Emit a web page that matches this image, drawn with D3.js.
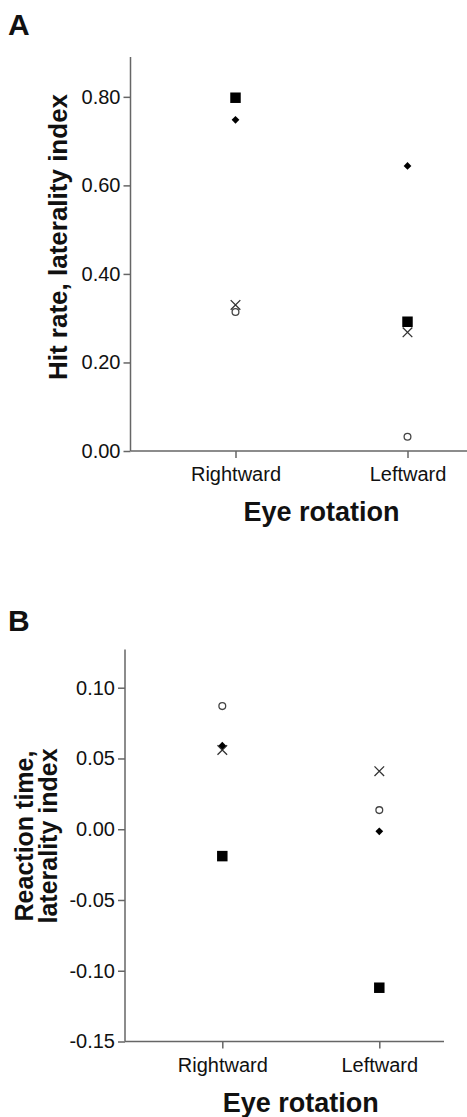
<!DOCTYPE html>
<html lang="en">
<head>
    <meta charset="utf-8" />
    <title>Eye rotation laterality</title>
    <style>
        body {
            margin: 0;
            background-color: #fff;
        }
        svg text {
            font-family: "Liberation Sans", Arial, sans-serif;
            fill: #111;
        }
    </style>
</head>
<body>
<svg id="chart" width="467" height="1117"></svg>

<script src="https://cdn.jsdelivr.net/npm/d3@7"></script>
<script>
    // Categories on the x axis
    const categories = ["Rightward", "Leftward"];

    // Panel A: hit rate laterality index, one value per category
    const hitSquare  = [0.798, 0.292];
    const hitDiamond = [0.748, 0.644];
    const hitCross   = [0.330, 0.268];
    const hitCircle  = [0.314, 0.032];
    const hitTicks   = [0.00, 0.20, 0.40, 0.60, 0.80];

    // Panel B: reaction time laterality index
    const rtSquare  = [-0.019, -0.112];
    const rtDiamond = [0.059, -0.0015];
    const rtCross   = [0.056, 0.041];
    const rtCircle  = [0.087, 0.0135];
    const rtTicks   = [-0.15, -0.10, -0.05, 0.00, 0.05, 0.10];

    const svg = d3.select("#chart");

    // marker drawing for each series style
    const markers = {
        square:  { type: d3.symbolSquare, size: 110, fill: "#000", stroke: "none", rot: 0 },
        diamond: { type: d3.symbolSquare, size: 30, fill: "#000", stroke: "none", rot: 45 },
        cross:   { type: d3.symbolTimes, size: 62, fill: "none", stroke: "#333", rot: 0 },
        circle:  { type: d3.symbolCircle, size: 36, fill: "none", stroke: "#444", rot: 0 }
    };

    function drawPanel(p) {
        const g = svg.append("g");

        const x = d3.scalePoint()
            .domain(categories)
            .range(p.catRange);

        const y = d3.scaleLinear()
            .domain(p.domain)
            .range([p.bottom, p.top]);

        // y axis
        const yAxis = g.append("g")
            .attr("transform", `translate(${p.left},0)`)
            .call(d3.axisLeft(y)
                .tickValues(p.ticks)
                .tickFormat(d => d.toFixed(2))
                .tickSize(7)
                .tickPadding(3)
                .tickSizeOuter(0));
        yAxis.select(".domain").remove();
        yAxis.append("line")
            .attr("x1", 0).attr("x2", 0)
            .attr("y1", p.top).attr("y2", p.bottom)
            .attr("stroke", "#666").attr("stroke-width", 1.5);

        // x axis
        const xAxis = g.append("g")
            .attr("transform", `translate(0,${p.bottom})`)
            .call(d3.axisBottom(x)
                .tickSize(7)
                .tickPadding(9)
                .tickSizeOuter(0));
        xAxis.select(".domain").remove();
        xAxis.append("line")
            .attr("x1", p.left).attr("x2", p.right)
            .attr("y1", 0).attr("y2", 0)
            .attr("stroke", "#666").attr("stroke-width", 1.5);

        g.selectAll(".tick line").attr("stroke", "#666").attr("stroke-width", 1.5);
        g.selectAll(".tick text")
            .attr("font-size", 20)
            .attr("fill", "#111")
            .attr("font-family", "'Liberation Sans', Arial, sans-serif");

        // points, one series at a time
        p.series.forEach(s => {
            const m = markers[s.marker];
            const sym = d3.symbol().type(m.type).size(m.size);
            g.append("g").selectAll("path")
                .data(s.values)
                .join("path")
                .attr("d", sym)
                .attr("transform", (d, i) => `translate(${x(categories[i])},${y(d)}) rotate(${m.rot})`)
                .attr("fill", m.fill)
                .attr("stroke", m.stroke)
                .attr("stroke-width", 1.3);
        });

        // x axis title
        g.append("text")
            .attr("x", (p.catRange[0] + p.catRange[1]) / 2)
            .attr("y", p.bottom + 70)
            .attr("text-anchor", "middle")
            .attr("font-size", 27)
            .attr("font-weight", "bold")
            .text("Eye rotation");

        // y axis title (one or two lines)
        const yt = g.append("text")
            .attr("transform", `translate(${p.yTitleX},${p.yTitleY}) rotate(-90)`)
            .attr("text-anchor", "middle")
            .attr("font-size", p.yTitleSize)
            .attr("font-weight", "bold");
        p.yTitle.forEach((line, i) => {
            yt.append("tspan")
                .attr("x", 0)
                .attr("y", (i - (p.yTitle.length - 1)) * p.yTitleSize * 0.95)
                .text(line);
        });

        // panel letter
        g.append("text")
            .attr("x", 8)
            .attr("y", p.letterY)
            .attr("font-size", 30)
            .attr("font-weight", "bold")
            .text(p.letter);
    }

    drawPanel({
        letter: "A", letterY: 35,
        left: 130.5, right: 472, top: 57, bottom: 451,
        catRange: [235.5, 407.5],
        domain: [0, 0.89],
        ticks: hitTicks,
        yTitle: ["Hit rate, laterality index"],
        yTitleSize: 26, yTitleX: 67, yTitleY: 237,
        series: [
            { marker: "circle", values: hitCircle },
            { marker: "cross", values: hitCross },
            { marker: "diamond", values: hitDiamond },
            { marker: "square", values: hitSquare }
        ]
    });

    drawPanel({
        letter: "B", letterY: 631,
        left: 125, right: 444, top: 649.5, bottom: 1041.5,
        catRange: [222.3, 379.3],
        domain: [-0.15, 0.127],
        ticks: rtTicks,
        yTitle: ["Reaction time,", "laterality index"],
        yTitleSize: 25, yTitleX: 57, yTitleY: 836,
        series: [
            { marker: "circle", values: rtCircle },
            { marker: "cross", values: rtCross },
            { marker: "diamond", values: rtDiamond },
            { marker: "square", values: rtSquare }
        ]
    });
</script>
</body>
</html>
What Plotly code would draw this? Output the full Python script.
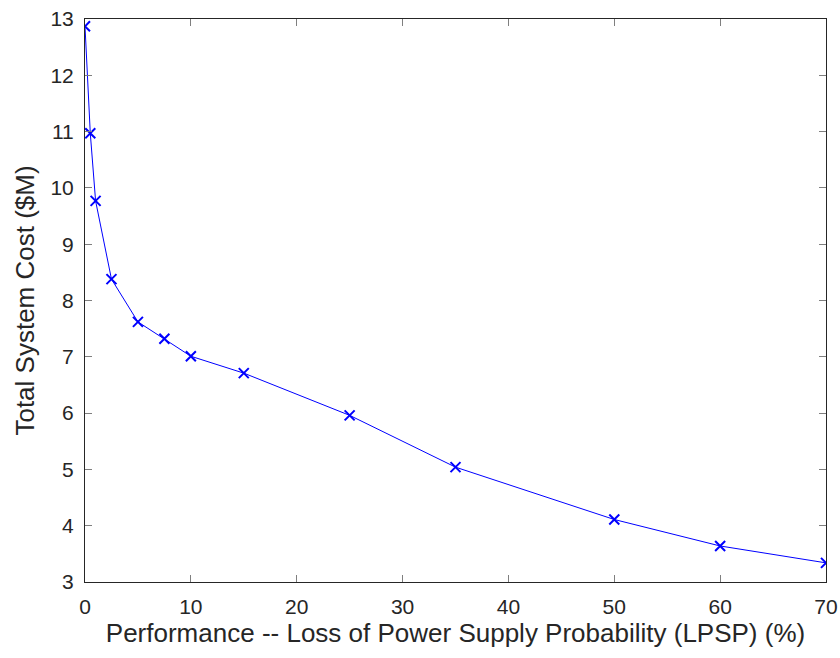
import plotly.graph_objects as go

# LPSP levels (%) and the corresponding optimal total system cost ($M)
lpsp = [0, 0.5, 1, 2.5, 5, 7.5, 10, 15, 25, 35, 50, 60, 70]
cost = [12.87, 10.97, 9.77, 8.38, 7.62, 7.32, 7.01, 6.71, 5.96, 5.04, 4.11, 3.64, 3.34]

x_ticks = [0, 10, 20, 30, 40, 50, 60, 70]
y_ticks = [3, 4, 5, 6, 7, 8, 9, 10, 11, 12, 13]

fig = go.Figure(
    go.Scatter(
        x=lpsp,
        y=cost,
        mode="lines+markers",
        line=dict(color="#0000ff", width=1),
        marker=dict(symbol="x-thin", size=10, line=dict(color="#0000ff", width=2)),
        showlegend=False,
    )
)

family = "Liberation Sans, Arial, sans-serif"
tick_font = dict(family=family, size=21, color="#262626")
title_font = dict(family=family, size=26, color="#262626")

axis_common = dict(
    showgrid=False,
    zeroline=False,
    showline=True,
    linecolor="#262626",
    linewidth=1,
    mirror="ticks",
    ticks="inside",
    ticklen=7,
    tickcolor="#7f7f7f",
    tickfont=tick_font,
    automargin=False,
)

fig.update_layout(
    width=840,
    height=658,
    paper_bgcolor="white",
    plot_bgcolor="white",
    margin=dict(l=85, r=14, t=19, b=76),
    font=tick_font,
    xaxis=dict(
        range=[0, 70],
        tickvals=x_ticks,
        ticklabelstandoff=6,
        title=dict(text="Performance -- Loss of Power Supply Probability (LPSP) (%)", font=title_font, standoff=2),
        **axis_common,
    ),
    yaxis=dict(
        range=[3, 13],
        tickvals=y_ticks,
        ticklabelstandoff=6,
        title=dict(text="Total System Cost ($M)", font=title_font, standoff=8),
        **axis_common,
    ),
)

fig.write_html("out.html")
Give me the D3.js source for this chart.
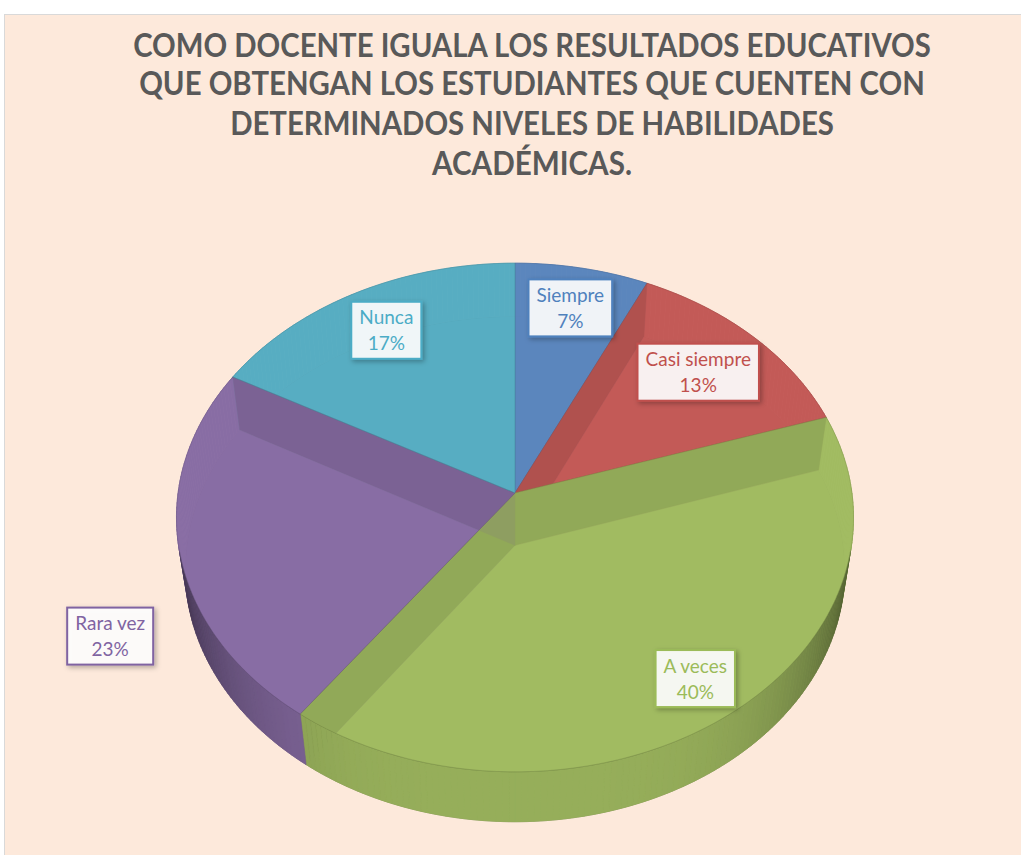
<!DOCTYPE html>
<html>
<head>
<meta charset="utf-8">
<script src="https://cdn.jsdelivr.net/npm/d3@7"></script>
<style>
  body { margin: 0; background: #fff; }
</style>
</head>
<body>
<svg id="chart" width="1021" height="855"></svg>
<script>
// data
var categories = ["Siempre", "Casi siempre", "A veces", "Rara vez", "Nunca"];
var values = [7, 13, 40, 23, 17];
var colors = ["#5c87bf", "#c55b58", "#a3bd62", "#8a6ea6", "#58afc4"];
var textColors = ["#4f81bd", "#c0504d", "#9bbb59", "#8064a2", "#4bacc6"];
var titleLines = [
    "COMO DOCENTE IGUALA LOS RESULTADOS EDUCATIVOS",
    "QUE OBTENGAN LOS ESTUDIANTES QUE CUENTEN CON",
    "DETERMINADOS NIVELES DE HABILIDADES",
    "ACADÉMICAS."
];

// label layout (radius in pie units, angle shift in degrees)
var labelR = [0.81, 0.76, 0.85, 1.26, 0.80];
var labelShift = [0, 0, 0, -12.7, 0];

var svg = d3.select("#chart");
var W = 1021, H = 855;

// chart area
svg.append("rect")
    .attr("x", 4.5).attr("y", 14.5)
    .attr("width", W - 4).attr("height", H - 14)
    .attr("fill", "#fde9db")
    .attr("stroke", "#d9d9d9")
    .attr("stroke-width", 1);

// title, squeezed to the width of the original narrow font
var titleW = [798, 786, 604, 200];
var titleY = [57, 95, 135, 175];
var title = svg.append("g").selectAll("text")
    .data(titleLines)
    .join("text")
    .attr("x", 0)
    .attr("y", 0)
    .attr("text-anchor", "middle")
    .attr("font-family", "Lato, 'Open Sans', sans-serif")
    .attr("font-weight", "bold")
    .attr("font-size", 33)
    .attr("fill", "#595959")
    .text(function(d) { return d; });
title.attr("transform", function(d, i) {
    var sx = titleW[i] / this.getComputedTextLength();
    return "translate(532," + titleY[i] + ") scale(" + sx + ",1)";
});

// 3d projection of the pie
var cx = 515, cy = 493, f = 2325, D = 6.9, tilt = 48.4 * Math.PI / 180, thick = 0.24;
var sn = Math.sin(tilt), cs = Math.cos(tilt);

function proj(r, a, h) {
    var u = r * Math.sin(a), v = r * Math.cos(a);
    var z = D + v * cs - h * sn;
    return [cx + f * u / z, cy - f * (v * sn + h * cs) / z];
}
function arcPts(a0, a1, h) {
    var n = Math.max(2, Math.ceil((a1 - a0) / (Math.PI / 180)));
    var pts = [];
    for (var k = 0; k <= n; k++) pts.push(proj(1, a0 + (a1 - a0) * k / n, h));
    return pts;
}
var line = d3.line();

var arcs = d3.pie().sort(null).value(function(d) { return d; })(values);

function shade(c, k) {
    return d3.interpolateRgb(c, "#000")(k);
}

var gBottom = svg.append("g");
var gBack = svg.append("g");
var gRadial = svg.append("g");
var gFront = svg.append("g");
var gTop = svg.append("g");

// bottoms
arcs.forEach(function(d, i) {
    var pts = [proj(0, 0, -thick)].concat(arcPts(d.startAngle, d.endAngle, -thick));
    gBottom.append("path")
        .attr("d", line(pts) + "Z")
        .attr("fill", shade(colors[i], 0.04));
    gBottom.append("path")
        .attr("d", line(arcPts(d.startAngle, d.endAngle, -thick)))
        .attr("fill", "none")
        .attr("stroke", shade(colors[i], 0.4))
        .attr("stroke-opacity", 0.5)
        .attr("stroke-width", 1);
});

// outer sides, split in 1 degree pieces
var limit = -1 / (D * cs);
arcs.forEach(function(d, i) {
    var n = Math.ceil((d.endAngle - d.startAngle) / (Math.PI / 180));
    for (var k = 0; k < n; k++) {
        var a = d.startAngle + (d.endAngle - d.startAngle) * k / n;
        var b = d.startAngle + (d.endAngle - d.startAngle) * (k + 1) / n;
        var m = (a + b) / 2;
        var front = Math.cos(m) < limit;
        var kk = front ? 0.08 + 0.45 * Math.pow(Math.abs(Math.sin(m)), 4) : 0.04;
        var c = shade(colors[i], kk);
        var pts = [proj(1, a, 0), proj(1, b, 0), proj(1, b, -thick), proj(1, a, -thick)];
        (front ? gFront : gBack).append("path")
            .attr("d", line(pts) + "Z")
            .attr("fill", c)
            .attr("stroke", c)
            .attr("stroke-width", 0.6);
    }
});

// inner (cut) faces that look away from the viewer, seen through the glassy top
var camV = -D * cs;
arcs.forEach(function(d, i) {
    [[d.startAngle, -1], [d.endAngle, 1]].forEach(function(e) {
        var a = e[0], sgn = e[1];
        var nv = -sgn * Math.sin(a);
        if (nv * camV >= -1e-6) return;
        var pts = [proj(0, a, 0), proj(1, a, 0), proj(1, a, -thick), proj(0, a, -thick)];
        gRadial.append("path")
            .attr("d", line(pts) + "Z")
            .attr("fill", shade(colors[i], 0.45))
            .attr("stroke", shade(colors[i], 0.45))
            .attr("stroke-width", 0.5);
    });
});

// front rim line
gFront.append("path")
    .attr("d", line(arcPts(Math.acos(limit), 2 * Math.PI - Math.acos(limit), 0)))
    .attr("fill", "none")
    .attr("stroke", "#000")
    .attr("stroke-opacity", 0.15)
    .attr("stroke-width", 1);

// tops
arcs.forEach(function(d, i) {
    var pts = [proj(0, 0, 0)].concat(arcPts(d.startAngle, d.endAngle, 0));
    gTop.append("path")
        .attr("d", line(pts) + "Z")
        .attr("fill", colors[i])
        .attr("fill-opacity", 0.76)
        .attr("stroke", shade(colors[i], 0.2))
        .attr("stroke-opacity", 0.6)
        .attr("stroke-width", 0.8);
});

// labels
var defs = svg.append("defs");
var flt = defs.append("filter").attr("id", "shadow")
    .attr("x", "-20%").attr("y", "-20%").attr("width", "150%").attr("height", "160%");
flt.append("feDropShadow")
    .attr("dx", 2).attr("dy", 2).attr("stdDeviation", 2.5)
    .attr("flood-color", "#000").attr("flood-opacity", 0.3);

var total = d3.sum(values);
var gLab = svg.append("g");
arcs.forEach(function(d, i) {
    var mid = (d.startAngle + d.endAngle) / 2 + labelShift[i] * Math.PI / 180;
    var p = proj(labelR[i], mid, 0);
    var g = gLab.append("g").attr("transform", "translate(" + p[0] + "," + p[1] + ")");
    var box = g.append("rect");
    var t = g.append("text")
        .attr("text-anchor", "middle")
        .attr("font-family", "Lato, 'Open Sans', sans-serif")
        .attr("font-size", 19)
        .attr("fill", textColors[i]);
    t.append("tspan").attr("x", 0).attr("y", -6).text(categories[i]);
    t.append("tspan").attr("x", 0).attr("y", 20)
        .text(Math.round(values[i] / total * 100) + "%");
    var bb = t.node().getBBox();
    var w = bb.width + 16, h = 57;
    box.attr("x", -w / 2).attr("y", -h / 2)
        .attr("width", w).attr("height", h)
        .attr("fill", "#fff")
        .attr("fill-opacity", 0.9)
        .attr("stroke", textColors[i])
        .attr("stroke-width", 2)
        .attr("filter", "url(#shadow)");
});
</script>
</body>
</html>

Set exercise: Copy each line of the entries that includes the word "chart".

Written answer:
<svg id="chart" width="467" height="1117"></svg>
    const svg = d3.select("#chart");
Give me the D3.js source for this chart.
<svg id="chart" width="1021" height="855"></svg>
var svg = d3.select("#chart");
// chart area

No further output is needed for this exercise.